• SET PROBLEM: Take the listing from its first line through the line that contains "import matplotlib.pyplot as plt" and please retype those lines exactly, leaving out the pictures.

• DATA EXTRACT:
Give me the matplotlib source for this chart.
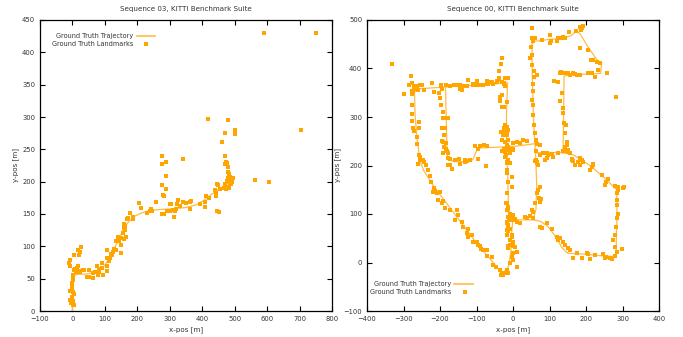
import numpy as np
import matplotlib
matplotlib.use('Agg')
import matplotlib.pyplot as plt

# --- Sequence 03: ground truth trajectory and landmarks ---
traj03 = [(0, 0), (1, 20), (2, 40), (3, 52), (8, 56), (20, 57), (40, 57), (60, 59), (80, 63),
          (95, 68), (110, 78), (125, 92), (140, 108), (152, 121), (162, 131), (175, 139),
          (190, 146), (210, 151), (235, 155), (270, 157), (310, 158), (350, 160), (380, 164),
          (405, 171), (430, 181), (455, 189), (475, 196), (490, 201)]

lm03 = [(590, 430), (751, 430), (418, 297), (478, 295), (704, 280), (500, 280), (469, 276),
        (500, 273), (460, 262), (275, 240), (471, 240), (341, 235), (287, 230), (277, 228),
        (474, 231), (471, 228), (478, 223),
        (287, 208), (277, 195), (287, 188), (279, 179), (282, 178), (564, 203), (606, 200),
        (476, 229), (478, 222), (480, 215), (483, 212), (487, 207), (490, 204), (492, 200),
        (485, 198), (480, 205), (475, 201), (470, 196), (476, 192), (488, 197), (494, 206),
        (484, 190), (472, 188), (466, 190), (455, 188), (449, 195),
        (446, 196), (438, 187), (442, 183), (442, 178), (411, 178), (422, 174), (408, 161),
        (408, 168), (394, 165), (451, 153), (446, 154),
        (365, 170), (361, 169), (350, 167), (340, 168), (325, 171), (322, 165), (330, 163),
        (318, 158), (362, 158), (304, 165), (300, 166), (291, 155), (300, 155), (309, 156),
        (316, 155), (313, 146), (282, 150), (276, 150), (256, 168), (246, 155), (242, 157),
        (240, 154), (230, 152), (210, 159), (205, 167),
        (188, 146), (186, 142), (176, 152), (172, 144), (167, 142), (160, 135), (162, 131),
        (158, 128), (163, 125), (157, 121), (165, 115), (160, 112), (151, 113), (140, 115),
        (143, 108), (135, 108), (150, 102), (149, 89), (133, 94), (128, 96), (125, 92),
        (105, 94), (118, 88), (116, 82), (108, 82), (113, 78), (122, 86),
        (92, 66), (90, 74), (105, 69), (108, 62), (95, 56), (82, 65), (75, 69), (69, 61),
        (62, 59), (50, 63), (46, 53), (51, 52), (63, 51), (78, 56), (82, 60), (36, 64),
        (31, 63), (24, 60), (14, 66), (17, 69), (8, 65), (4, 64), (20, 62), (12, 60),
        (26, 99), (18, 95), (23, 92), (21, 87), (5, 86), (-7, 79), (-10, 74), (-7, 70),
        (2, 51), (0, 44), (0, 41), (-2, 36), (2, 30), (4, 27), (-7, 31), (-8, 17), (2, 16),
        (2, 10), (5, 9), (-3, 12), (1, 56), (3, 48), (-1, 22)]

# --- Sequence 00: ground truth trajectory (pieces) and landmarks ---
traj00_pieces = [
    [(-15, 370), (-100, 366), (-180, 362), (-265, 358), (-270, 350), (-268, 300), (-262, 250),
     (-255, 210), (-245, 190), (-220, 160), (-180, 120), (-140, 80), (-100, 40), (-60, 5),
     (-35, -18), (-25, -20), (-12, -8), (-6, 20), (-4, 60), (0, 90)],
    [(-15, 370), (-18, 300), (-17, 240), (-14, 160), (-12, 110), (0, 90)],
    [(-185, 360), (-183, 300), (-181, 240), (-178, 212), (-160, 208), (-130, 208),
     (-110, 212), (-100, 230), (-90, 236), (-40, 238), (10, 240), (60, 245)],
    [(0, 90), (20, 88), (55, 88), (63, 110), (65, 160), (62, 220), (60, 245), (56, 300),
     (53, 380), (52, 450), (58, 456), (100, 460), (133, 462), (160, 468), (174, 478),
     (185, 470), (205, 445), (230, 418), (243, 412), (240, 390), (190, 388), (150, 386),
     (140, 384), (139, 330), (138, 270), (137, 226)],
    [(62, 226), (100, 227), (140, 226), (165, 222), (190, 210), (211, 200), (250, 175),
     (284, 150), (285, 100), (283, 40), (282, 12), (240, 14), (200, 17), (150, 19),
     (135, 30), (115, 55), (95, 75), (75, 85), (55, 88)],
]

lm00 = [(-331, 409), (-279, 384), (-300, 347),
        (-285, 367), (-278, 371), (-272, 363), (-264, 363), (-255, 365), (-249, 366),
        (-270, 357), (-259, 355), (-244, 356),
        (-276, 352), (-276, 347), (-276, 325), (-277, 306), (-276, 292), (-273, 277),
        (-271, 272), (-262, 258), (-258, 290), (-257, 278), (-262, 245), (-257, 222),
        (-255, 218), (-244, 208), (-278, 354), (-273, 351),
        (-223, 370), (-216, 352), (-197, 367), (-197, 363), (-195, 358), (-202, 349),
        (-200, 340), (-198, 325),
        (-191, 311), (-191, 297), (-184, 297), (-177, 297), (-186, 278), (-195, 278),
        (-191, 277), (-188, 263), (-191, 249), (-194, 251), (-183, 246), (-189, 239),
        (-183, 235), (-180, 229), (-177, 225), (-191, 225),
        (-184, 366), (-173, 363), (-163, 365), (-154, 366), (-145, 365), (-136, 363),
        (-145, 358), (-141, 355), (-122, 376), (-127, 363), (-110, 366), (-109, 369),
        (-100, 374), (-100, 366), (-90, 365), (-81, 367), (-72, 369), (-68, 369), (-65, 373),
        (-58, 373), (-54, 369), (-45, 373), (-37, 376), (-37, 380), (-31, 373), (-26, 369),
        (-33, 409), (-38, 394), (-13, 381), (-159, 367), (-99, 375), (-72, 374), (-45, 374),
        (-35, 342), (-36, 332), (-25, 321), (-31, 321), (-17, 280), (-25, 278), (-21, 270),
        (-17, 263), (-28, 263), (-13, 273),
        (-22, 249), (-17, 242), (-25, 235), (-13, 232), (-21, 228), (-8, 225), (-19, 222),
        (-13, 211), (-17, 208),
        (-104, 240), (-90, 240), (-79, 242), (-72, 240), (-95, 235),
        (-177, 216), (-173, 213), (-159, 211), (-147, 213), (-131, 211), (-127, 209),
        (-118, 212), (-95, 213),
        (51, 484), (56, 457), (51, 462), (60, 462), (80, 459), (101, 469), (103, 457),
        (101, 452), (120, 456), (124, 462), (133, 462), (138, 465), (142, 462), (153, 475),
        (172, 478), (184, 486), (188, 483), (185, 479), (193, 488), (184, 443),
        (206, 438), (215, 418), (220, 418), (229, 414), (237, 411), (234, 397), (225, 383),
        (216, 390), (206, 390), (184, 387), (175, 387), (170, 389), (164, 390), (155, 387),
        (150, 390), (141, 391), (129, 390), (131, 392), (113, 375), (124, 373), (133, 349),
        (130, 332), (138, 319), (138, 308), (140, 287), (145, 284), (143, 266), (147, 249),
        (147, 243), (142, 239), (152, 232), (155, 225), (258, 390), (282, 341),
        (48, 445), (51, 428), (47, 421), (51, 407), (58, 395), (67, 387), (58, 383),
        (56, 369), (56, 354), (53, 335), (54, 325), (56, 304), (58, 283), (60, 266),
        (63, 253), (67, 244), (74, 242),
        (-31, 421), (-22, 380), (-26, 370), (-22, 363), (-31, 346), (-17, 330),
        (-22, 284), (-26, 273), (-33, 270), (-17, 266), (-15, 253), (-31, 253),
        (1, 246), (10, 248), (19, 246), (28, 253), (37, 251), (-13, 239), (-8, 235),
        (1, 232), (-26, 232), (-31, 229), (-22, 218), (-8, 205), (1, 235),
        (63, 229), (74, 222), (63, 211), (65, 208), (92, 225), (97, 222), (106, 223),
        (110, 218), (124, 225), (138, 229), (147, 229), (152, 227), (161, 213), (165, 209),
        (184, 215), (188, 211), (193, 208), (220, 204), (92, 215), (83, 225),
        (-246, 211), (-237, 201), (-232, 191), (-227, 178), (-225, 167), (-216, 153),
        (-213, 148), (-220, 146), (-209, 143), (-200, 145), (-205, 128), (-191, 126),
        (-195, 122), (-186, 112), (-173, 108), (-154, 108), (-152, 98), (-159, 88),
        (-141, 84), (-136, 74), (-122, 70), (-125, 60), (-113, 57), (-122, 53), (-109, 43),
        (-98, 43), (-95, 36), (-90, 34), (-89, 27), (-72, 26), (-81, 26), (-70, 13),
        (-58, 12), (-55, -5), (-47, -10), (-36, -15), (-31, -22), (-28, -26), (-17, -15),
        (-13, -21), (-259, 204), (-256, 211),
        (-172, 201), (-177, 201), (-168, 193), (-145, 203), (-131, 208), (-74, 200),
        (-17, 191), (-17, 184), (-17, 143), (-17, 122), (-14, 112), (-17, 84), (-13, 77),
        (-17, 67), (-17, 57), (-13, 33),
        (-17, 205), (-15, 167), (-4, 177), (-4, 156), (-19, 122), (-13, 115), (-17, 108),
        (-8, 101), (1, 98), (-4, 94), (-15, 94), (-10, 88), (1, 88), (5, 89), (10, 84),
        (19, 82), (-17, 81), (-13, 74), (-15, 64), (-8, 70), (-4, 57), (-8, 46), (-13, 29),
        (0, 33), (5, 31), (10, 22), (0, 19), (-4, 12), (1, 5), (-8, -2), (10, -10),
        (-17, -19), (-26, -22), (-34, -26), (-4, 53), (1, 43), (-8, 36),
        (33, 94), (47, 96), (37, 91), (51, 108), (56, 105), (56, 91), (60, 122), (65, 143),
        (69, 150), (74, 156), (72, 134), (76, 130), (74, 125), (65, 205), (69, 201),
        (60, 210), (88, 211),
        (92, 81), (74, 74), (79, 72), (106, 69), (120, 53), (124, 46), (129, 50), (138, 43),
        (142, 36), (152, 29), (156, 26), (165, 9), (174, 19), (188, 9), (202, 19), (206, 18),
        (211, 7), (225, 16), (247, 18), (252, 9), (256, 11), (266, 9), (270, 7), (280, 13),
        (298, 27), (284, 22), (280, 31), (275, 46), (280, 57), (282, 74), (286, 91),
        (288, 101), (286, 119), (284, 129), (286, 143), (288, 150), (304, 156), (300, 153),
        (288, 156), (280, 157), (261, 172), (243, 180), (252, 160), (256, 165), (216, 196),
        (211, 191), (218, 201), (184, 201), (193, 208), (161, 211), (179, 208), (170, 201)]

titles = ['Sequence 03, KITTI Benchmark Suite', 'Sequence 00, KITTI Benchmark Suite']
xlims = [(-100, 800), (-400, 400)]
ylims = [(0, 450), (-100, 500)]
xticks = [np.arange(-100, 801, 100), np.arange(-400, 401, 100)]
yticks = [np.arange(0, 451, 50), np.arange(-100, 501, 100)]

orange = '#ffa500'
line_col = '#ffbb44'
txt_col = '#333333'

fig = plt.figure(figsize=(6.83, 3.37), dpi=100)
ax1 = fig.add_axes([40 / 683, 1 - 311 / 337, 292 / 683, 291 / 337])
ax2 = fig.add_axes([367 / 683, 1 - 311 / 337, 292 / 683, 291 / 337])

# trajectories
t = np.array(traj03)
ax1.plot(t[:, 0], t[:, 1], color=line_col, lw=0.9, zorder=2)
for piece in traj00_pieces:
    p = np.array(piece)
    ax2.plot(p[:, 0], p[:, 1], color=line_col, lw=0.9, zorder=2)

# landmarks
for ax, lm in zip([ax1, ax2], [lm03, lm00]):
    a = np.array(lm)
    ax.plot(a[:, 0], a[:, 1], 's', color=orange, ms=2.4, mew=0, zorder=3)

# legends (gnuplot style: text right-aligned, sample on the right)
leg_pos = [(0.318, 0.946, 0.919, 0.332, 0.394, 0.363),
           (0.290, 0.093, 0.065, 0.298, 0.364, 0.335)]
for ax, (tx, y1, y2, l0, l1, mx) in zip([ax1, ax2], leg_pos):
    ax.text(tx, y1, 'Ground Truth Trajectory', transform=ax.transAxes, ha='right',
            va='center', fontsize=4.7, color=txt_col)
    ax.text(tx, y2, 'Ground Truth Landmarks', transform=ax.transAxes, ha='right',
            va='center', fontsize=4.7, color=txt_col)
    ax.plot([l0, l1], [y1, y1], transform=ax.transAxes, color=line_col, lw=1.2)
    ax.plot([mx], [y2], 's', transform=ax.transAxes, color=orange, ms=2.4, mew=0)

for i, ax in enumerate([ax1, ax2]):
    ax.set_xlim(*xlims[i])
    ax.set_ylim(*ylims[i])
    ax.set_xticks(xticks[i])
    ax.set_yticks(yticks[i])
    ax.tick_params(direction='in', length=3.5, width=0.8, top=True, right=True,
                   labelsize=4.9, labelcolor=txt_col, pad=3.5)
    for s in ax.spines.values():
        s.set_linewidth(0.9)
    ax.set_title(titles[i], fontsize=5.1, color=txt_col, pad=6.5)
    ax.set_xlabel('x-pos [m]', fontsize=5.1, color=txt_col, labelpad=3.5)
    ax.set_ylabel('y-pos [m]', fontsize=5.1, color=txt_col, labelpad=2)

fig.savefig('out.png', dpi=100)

• TASK SOLUTION:
Give me the matplotlib source for this chart.
import numpy as np
import matplotlib
matplotlib.use('Agg')
import matplotlib.pyplot as plt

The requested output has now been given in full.